Tax, Title, And Insurance Notes
Title in the business name keeps books clean. Track business vs. personal miles and keep logs. Work with a licensed pro for write-offs like Section 179 or bonus depreciation to fit your case. Commercial auto insurance is the norm when staff drive or when the unit carries tools and signage. Lienholders ask to be listed on the policy before funding.
Common Roadblocks And Straightforward Fixes
Thin Business Credit
If your DUNS or other file shows light history, start with vendor accounts that report, pay on time, and let those lines age. Keep card balances low and watch your business credit score monthly.
Low Cash Cushion
Stack a bigger down payment, pick a lower trim, or choose a reliable used unit with strong resale value. A smaller payment that fits your slow months can keep the plan on track.
Title Or Address Mismatch
Match names and addresses across the Secretary of State listing, EIN letter, insurance, and bank statements. Give the underwriter one clear story.
New EIN Or Startup Phase
Bank statements and contracts move the needle more than a fresh EIN letter. If you are new, show signed work orders, invoices, or a service contract pipeline to prove cash inflow.
What To Expect From Lenders
Underwriting runs two tracks: business risk and owner risk. Business risk looks at revenue, time in operation, industry, and the vehicle’s job. Owner risk looks at your credit reports and any past auto trades. A clean payment record on current loans and cards counts a lot.
Commercial lenders publish programs built for small fleets and single units. Many list the company on the note and title while asking the owner to sign a guaranty. Some allow that guaranty to fall away once the loan seasons and the firm posts a run of on-time payments.
| Document | What It Shows | Tip |
|---|---|---|
| EIN Assignment Letter | Proof of tax ID and legal name | Keep a scanned copy handy |
| Articles Or Formation Papers | Legal right to borrow | Bring any amendments |
| Operating Agreement/Bylaws | Who can sign | Flag managers with authority |
| Bank Statements (3–6 Months) | Cash inflow pattern | Show deposits, not just transfers |
| Insurance Quote/Binder | Correct garaging and drivers | List the lender as loss payee |
| Driver List And Licenses | Safety and insurability | Check renewals before funding |
Practical Scenarios
Single-Owner LLC Adding A Van
The lender lists the LLC on the note, records the EIN, and asks the owner to sign. Down payment lands near 10%–20%. Bank statements show steady service income. Approval lands once the insurance binder arrives.
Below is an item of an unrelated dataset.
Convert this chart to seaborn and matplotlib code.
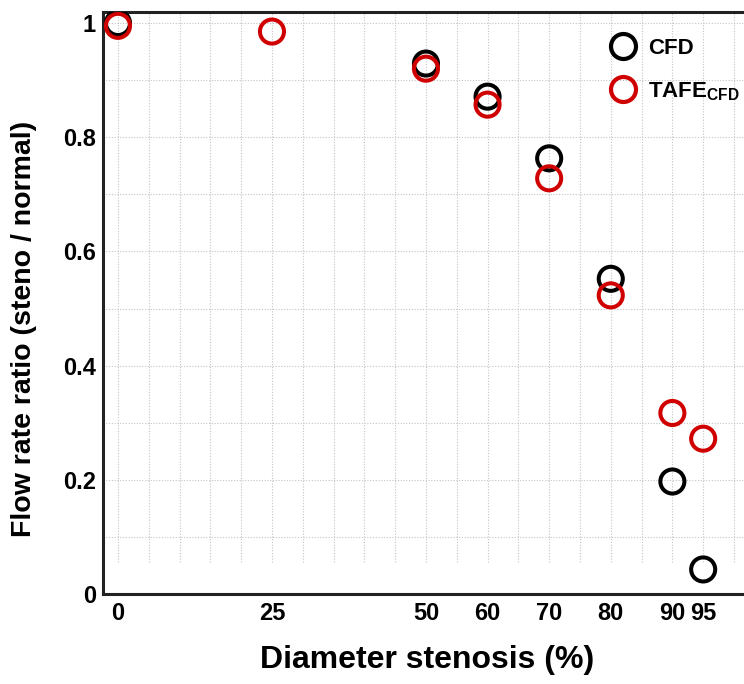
import matplotlib
matplotlib.use("Agg")
import matplotlib.pyplot as plt
import seaborn as sns
import pandas as pd
import numpy as np
from matplotlib.lines import Line2D

# Data
stenosis = [0, 25, 50, 60, 70, 80, 90, 95]
cfd = [1.0, None, 0.929, 0.871, 0.763, 0.552, 0.197, 0.043]
tafe = [0.995, 0.985, 0.920, 0.857, 0.728, 0.523, 0.317, 0.272]
xtick_vals = [0, 25, 50, 60, 70, 80, 90, 95]
ytick_vals = [0, 0.2, 0.4, 0.6, 0.8, 1]
ytick_labels = ["0", "0.2", "0.4", "0.6", "0.8", "1"]

rows = []
for x, c in zip(stenosis, cfd):
    if c is not None:
        rows.append({"stenosis": x, "ratio": c, "method": "CFD"})
for x, t in zip(stenosis, tafe):
    rows.append({"stenosis": x, "ratio": t, "method": "TAFE"})
df = pd.DataFrame(rows)

sns.set_style("white")
plt.rcParams["font.family"] = ["Liberation Sans", "DejaVu Sans"]
plt.rcParams["font.weight"] = "bold"
plt.rcParams["text.color"] = "black"
plt.rcParams["axes.labelcolor"] = "black"
plt.rcParams["xtick.color"] = "black"
plt.rcParams["ytick.color"] = "black"
plt.rcParams["mathtext.fontset"] = "custom"
plt.rcParams["mathtext.bf"] = "Liberation Sans:bold"
plt.rcParams["mathtext.rm"] = "Liberation Sans:bold"

W, H = 744, 684
fig = plt.figure(figsize=(W / 100, H / 100), dpi=100)
left, right, top, bottom = 103, 752, 12, 594
ax = fig.add_axes([left / W, 1 - bottom / H, (right - left) / W, (bottom - top) / H])

xmin = -2.43
xmax = xmin + (right - left) / 6.16
ymin, ymax = 0.0, (bottom - top) / 571.0

# grid (drawn under points)
for gx in np.arange(0, 101, 5):
    ax.plot([gx, gx], [0.056, ymax], color="#c4c4c4", lw=0.8, ls=(0, (1, 1.5)), zorder=0)
for gy in np.arange(0.1, 1.01, 0.1):
    ax.axhline(gy, color="#c4c4c4", lw=0.8, ls=(0, (1, 1.5)), zorder=0)

palette = {"CFD": "black", "TAFE": "#d00000"}
sns.scatterplot(data=df, x="stenosis", y="ratio", hue="method", palette=palette,
                ax=ax, s=300, marker="o", linewidth=2.9, legend=False, zorder=3)
coll = ax.collections[-1]
coll.set_edgecolors([palette[m] for m in df["method"]])
coll.set_facecolors("none")

ax.set_xlim(xmin, xmax)
ax.set_ylim(ymin, ymax)
ax.set_xticks(xtick_vals)
ax.set_xticklabels([str(v) for v in xtick_vals])
ax.set_xticks(np.arange(0, 101, 5), minor=True)
ax.set_yticks(ytick_vals)
ax.set_yticklabels(ytick_labels)
ax.set_yticks(np.arange(0.1, 1.0, 0.2), minor=True)

ax.tick_params(axis="both", which="major", direction="in", length=9.5, width=2,
               labelsize=17, color="#222222", labelcolor="black")
ax.tick_params(axis="x", which="major", pad=6)
ax.tick_params(axis="y", which="major", pad=5)
ax.tick_params(axis="y", which="minor", direction="in", length=5, width=1.5, color="#222222")
ax.tick_params(axis="x", which="minor", direction="in", length=2.5, width=1.5, color="#222222")
for lab in ax.get_xticklabels() + ax.get_yticklabels():
    lab.set_fontweight("bold")

for side in ["left", "bottom", "top", "right"]:
    ax.spines[side].set_linewidth(2.2)
    ax.spines[side].set_color("#222222")

ax.set_xlabel("Diameter stenosis (%)", fontsize=23, fontweight="bold", labelpad=14, color="black")
ax.set_ylabel("Flow rate ratio (steno / normal)", fontsize=20.5, fontweight="bold", color="black")
# place ylabel center at ~ (24, 329) px
ax.yaxis.set_label_coords((24 - left) / (right - left), (bottom - 329) / (bottom - top))
ax.yaxis.label.set_verticalalignment("center")

handles = [Line2D([], [], ls="none", marker="o", markersize=18, markerfacecolor="none",
                  markeredgecolor=palette[k], markeredgewidth=3.0) for k in ["CFD", "TAFE"]]
labels = ["CFD", r"TAFE$_{\mathbf{CFD}}$"]
leg = ax.legend(handles, labels, loc="upper left",
                bbox_to_anchor=((609 - left) / (right - left), 1 - (38 - top) / (bottom - top)),
                frameon=False, fontsize=16, handletextpad=0.45, labelspacing=0.95,
                handlelength=1.3, borderaxespad=0, borderpad=0)
for t in leg.get_texts():
    t.set_fontweight("bold")
    t.set_color("black")

fig.savefig("out.png", dpi=100)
Two-Year S-Corp Expanding A Sales Fleet
The company shows payroll records, a ladder of small vendor lines that report, and clean tax returns. The finance arm of the brand quotes a fair rate with a light guaranty that can sunset after a season of on-time payments.
Contractor Replacing A Truck Mid-Project
The contractor brings signed contracts and a job schedule. A commercial lender offers a term that matches expected cash inflow from progress draws.
Simple Compliance Steps
Keep one business address across all records. Renew your registrations on time. File annual reports with the state. Pay business cards early so the statement reports a low balance. Ask vendors if they report and pick ones that do. Small habits add up to a file that sails through review.
Bottom Line
You can finance a company vehicle with an EIN when the deal matches your operation and the file shows the strength to back it up. Most small firms sign a personal guarantee at the start; many grow out of that as the credit file matures. Build clean records, pick the right unit, and shop two or three channels. That mix lands approvals at fair terms without leaving money on the table.